• [Exercise aim]: Reproduce nothing except the lines between the line with "Generate a component" and the line with "104.9, 102.2, 99.5];", both ends included, and please leave out pictures.
--- START OF Provided entries ---
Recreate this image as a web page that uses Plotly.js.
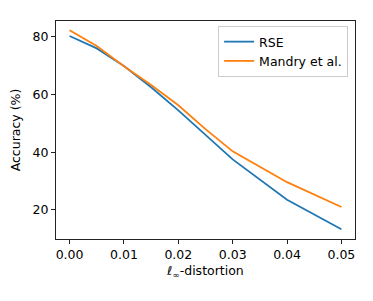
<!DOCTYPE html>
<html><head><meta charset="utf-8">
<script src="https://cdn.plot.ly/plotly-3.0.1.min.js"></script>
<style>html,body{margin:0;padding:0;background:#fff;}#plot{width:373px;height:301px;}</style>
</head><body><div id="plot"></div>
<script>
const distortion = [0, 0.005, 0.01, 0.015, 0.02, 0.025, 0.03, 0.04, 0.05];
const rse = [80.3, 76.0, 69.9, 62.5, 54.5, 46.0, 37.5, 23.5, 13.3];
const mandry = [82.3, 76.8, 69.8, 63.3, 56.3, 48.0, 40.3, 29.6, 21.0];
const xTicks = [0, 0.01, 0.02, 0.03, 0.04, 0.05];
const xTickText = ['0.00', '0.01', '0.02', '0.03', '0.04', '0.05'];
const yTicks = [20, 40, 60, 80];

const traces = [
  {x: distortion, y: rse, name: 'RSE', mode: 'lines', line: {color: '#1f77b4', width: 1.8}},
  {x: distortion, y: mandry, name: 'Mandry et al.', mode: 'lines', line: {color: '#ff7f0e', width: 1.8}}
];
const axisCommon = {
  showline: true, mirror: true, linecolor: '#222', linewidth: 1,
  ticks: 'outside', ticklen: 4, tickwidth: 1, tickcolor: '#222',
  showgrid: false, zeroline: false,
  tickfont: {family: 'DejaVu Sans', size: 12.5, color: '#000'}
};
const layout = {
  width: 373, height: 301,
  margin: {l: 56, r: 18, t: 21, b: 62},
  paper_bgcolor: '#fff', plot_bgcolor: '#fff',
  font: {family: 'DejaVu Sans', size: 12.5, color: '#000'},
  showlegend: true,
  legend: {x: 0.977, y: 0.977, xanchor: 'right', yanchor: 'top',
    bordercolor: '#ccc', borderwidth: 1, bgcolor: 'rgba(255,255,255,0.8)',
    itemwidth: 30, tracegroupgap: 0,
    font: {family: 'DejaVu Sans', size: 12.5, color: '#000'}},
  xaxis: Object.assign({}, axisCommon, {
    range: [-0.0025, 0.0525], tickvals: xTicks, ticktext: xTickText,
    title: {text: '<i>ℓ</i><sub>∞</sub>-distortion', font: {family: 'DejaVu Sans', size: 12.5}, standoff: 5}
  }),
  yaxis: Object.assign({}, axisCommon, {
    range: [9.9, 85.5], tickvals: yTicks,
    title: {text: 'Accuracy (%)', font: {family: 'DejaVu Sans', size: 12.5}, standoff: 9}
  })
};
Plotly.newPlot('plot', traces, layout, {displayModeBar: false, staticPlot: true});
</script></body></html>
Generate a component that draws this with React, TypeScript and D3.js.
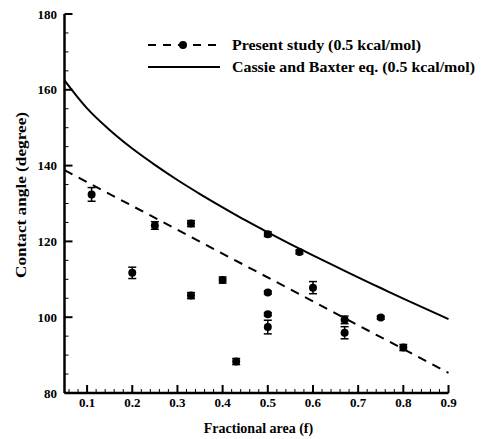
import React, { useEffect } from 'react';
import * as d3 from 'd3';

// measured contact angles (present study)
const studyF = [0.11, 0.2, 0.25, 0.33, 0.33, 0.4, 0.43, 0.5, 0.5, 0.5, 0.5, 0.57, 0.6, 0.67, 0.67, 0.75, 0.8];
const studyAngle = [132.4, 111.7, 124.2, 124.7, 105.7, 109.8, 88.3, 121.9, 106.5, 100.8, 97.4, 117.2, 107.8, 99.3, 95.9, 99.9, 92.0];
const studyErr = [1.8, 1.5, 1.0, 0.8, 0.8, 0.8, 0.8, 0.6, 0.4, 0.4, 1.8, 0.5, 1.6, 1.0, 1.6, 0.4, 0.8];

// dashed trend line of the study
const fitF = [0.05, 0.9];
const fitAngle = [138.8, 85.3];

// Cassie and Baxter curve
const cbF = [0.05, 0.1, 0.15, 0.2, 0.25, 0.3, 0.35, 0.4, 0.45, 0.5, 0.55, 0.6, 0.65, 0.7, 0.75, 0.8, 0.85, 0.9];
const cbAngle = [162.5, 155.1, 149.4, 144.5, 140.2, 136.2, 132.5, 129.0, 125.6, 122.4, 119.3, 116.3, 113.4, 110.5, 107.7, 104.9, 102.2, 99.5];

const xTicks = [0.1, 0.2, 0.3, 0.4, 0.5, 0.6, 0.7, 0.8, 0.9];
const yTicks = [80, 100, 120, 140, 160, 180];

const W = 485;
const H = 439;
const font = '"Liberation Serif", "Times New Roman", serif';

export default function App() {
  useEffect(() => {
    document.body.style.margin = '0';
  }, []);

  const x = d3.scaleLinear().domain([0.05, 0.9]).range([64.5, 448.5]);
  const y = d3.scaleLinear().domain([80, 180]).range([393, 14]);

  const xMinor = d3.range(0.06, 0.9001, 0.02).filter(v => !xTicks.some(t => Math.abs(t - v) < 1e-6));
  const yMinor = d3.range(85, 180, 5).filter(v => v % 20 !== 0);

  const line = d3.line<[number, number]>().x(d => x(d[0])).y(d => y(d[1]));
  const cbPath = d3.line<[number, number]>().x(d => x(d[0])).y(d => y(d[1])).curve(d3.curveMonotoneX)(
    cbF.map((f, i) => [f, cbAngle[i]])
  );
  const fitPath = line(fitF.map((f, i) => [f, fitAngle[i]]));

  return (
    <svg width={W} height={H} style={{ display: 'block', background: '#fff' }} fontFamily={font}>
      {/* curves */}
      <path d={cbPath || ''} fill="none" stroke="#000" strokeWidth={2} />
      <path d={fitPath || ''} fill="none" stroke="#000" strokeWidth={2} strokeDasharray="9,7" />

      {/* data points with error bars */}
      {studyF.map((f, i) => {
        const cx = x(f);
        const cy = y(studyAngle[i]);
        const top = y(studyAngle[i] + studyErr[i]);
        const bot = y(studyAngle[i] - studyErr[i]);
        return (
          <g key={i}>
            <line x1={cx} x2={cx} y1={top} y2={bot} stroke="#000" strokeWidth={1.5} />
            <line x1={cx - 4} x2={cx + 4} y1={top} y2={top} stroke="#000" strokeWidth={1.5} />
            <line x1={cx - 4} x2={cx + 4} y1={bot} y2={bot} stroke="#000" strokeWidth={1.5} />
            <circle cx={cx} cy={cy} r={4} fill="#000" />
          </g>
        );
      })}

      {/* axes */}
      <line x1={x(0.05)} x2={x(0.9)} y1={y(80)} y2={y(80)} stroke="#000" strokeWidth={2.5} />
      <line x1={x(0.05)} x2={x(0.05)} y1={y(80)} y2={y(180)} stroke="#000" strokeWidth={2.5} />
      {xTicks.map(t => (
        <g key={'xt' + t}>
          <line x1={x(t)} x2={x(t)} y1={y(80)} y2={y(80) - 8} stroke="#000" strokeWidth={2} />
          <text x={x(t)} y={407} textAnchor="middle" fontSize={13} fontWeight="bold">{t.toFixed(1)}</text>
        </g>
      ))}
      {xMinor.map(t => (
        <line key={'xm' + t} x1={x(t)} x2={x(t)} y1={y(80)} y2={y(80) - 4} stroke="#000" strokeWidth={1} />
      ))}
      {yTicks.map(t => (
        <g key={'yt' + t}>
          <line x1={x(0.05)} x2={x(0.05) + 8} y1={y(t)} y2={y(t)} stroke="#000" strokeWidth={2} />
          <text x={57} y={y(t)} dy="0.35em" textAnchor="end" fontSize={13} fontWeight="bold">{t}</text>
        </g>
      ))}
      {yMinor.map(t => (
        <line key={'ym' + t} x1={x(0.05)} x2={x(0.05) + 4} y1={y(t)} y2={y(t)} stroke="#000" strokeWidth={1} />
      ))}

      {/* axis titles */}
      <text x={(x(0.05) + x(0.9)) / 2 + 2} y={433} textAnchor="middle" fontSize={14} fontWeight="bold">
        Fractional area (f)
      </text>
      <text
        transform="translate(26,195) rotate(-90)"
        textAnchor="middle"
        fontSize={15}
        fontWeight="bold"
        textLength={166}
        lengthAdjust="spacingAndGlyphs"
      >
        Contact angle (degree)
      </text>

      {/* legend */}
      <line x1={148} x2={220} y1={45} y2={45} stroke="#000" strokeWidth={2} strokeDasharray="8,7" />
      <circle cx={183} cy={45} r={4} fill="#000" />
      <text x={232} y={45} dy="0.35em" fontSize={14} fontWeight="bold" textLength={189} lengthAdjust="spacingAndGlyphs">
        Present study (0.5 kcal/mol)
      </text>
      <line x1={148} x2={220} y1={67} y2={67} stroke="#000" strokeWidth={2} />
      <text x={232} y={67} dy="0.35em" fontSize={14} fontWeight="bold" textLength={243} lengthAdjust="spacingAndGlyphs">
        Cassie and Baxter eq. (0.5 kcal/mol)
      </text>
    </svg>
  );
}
--- END OF Provided entries ---
• [Response to this task]:
Generate a component that draws this with React, TypeScript and D3.js.
import React, { useEffect } from 'react';
import * as d3 from 'd3';

// measured contact angles (present study)
const studyF = [0.11, 0.2, 0.25, 0.33, 0.33, 0.4, 0.43, 0.5, 0.5, 0.5, 0.5, 0.57, 0.6, 0.67, 0.67, 0.75, 0.8];
const studyAngle = [132.4, 111.7, 124.2, 124.7, 105.7, 109.8, 88.3, 121.9, 106.5, 100.8, 97.4, 117.2, 107.8, 99.3, 95.9, 99.9, 92.0];
const studyErr = [1.8, 1.5, 1.0, 0.8, 0.8, 0.8, 0.8, 0.6, 0.4, 0.4, 1.8, 0.5, 1.6, 1.0, 1.6, 0.4, 0.8];

// dashed trend line of the study
const fitF = [0.05, 0.9];
const fitAngle = [138.8, 85.3];

// Cassie and Baxter curve
const cbF = [0.05, 0.1, 0.15, 0.2, 0.25, 0.3, 0.35, 0.4, 0.45, 0.5, 0.55, 0.6, 0.65, 0.7, 0.75, 0.8, 0.85, 0.9];
const cbAngle = [162.5, 155.1, 149.4, 144.5, 140.2, 136.2, 132.5, 129.0, 125.6, 122.4, 119.3, 116.3, 113.4, 110.5, 107.7, 104.9, 102.2, 99.5];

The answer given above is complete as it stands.